- From: Champion, Mike <Mike.Champion@SoftwareAG-USA.com>
- Date: Sat, 25 Oct 2003 13:44:59 -0400
- To: www-tag@w3.org
- Cc: jonathan.robie@datadirect-technologies.com
> From: Tim Bray [mailto:tbray@textuality.com] > > I'm certainly not arguing that APIs and data models aren't > useful and necessary citizens of the software universe. I'm > just saying that they do not provide a basis for > interoperability in networked information systems. And the > evidence is on my side. -Tim Others are saying that syntax alone, without some model of what it maps onto and what the equivalence classes are, concrete syntax doesn't seem to provide all that great a basis for interoperablity either. NOBODY (at least on this thread) has argued that data model or APIs alone can do the job, and others have mentioned that COM/CORBA do have concrete syntaxes for the bits on the wire specified, so their very real interoperability problems can't be blamed on them trying to use APIs and data models as the basis for interop.

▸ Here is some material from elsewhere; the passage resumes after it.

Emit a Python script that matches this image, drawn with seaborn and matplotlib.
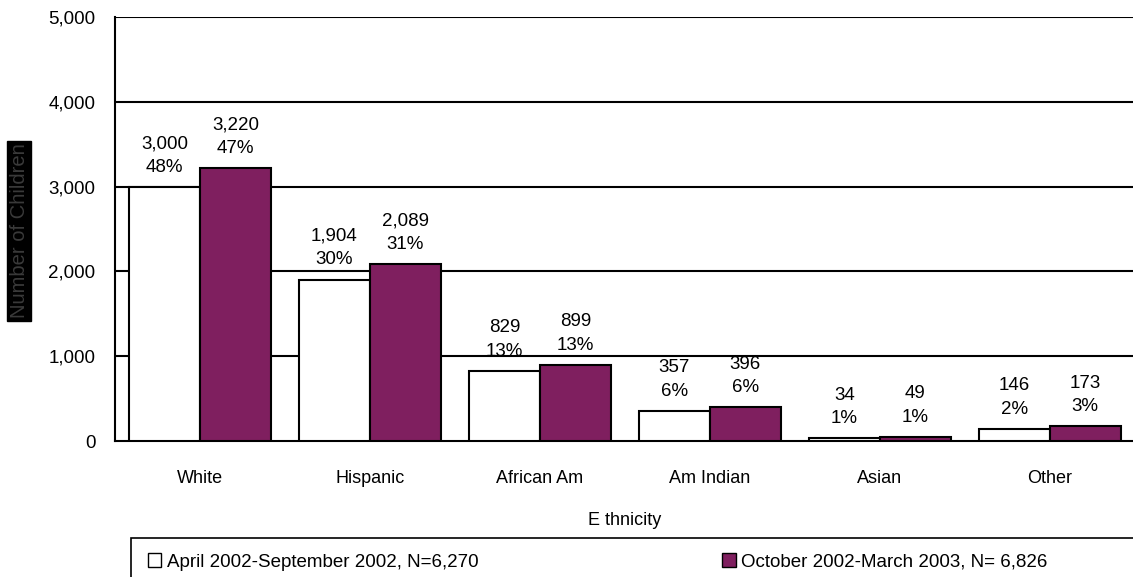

Where does that leave this discussion? "You need to define a concrete wire format specification to have data be usefully exchanged across processor/platform boundaries" is not controversial. "XQuery as a real basis for interoperability in a large-scale networked information system is doomed because it is based on a shared data model rather than concrete syntax" is extremely controversial, but it seems to be an implication of the draft text. (As I see it, XQuery has a real possiblity of interoperating over the Web because it has the concrete syntax of the language itself and the XML serialization of the results, and these are made meaningful by their reference to the shared data model). And as Jonathan has pointed out, one can't duck the issue by asserting that XQuery is not meant for the Web, since it is explicitly chartered to "extract data from real and virtual documents on the Web." Sure, COM, CORBA, and SQL (not to mention implementations of the XQuery drafts!) are not terribly portable/interoperable in actual practice. Is that due to some architectural limitation because they go too far in assuming a shared data model? Interesting hypothesis, but the null hypothesis that they don't interoperate because there are multiple versions of the standards out there, vendors have little business incentive to make implementations interoperate, and lots of incentive to embrace and extend the standards, can't be rejected with the evidence at hand.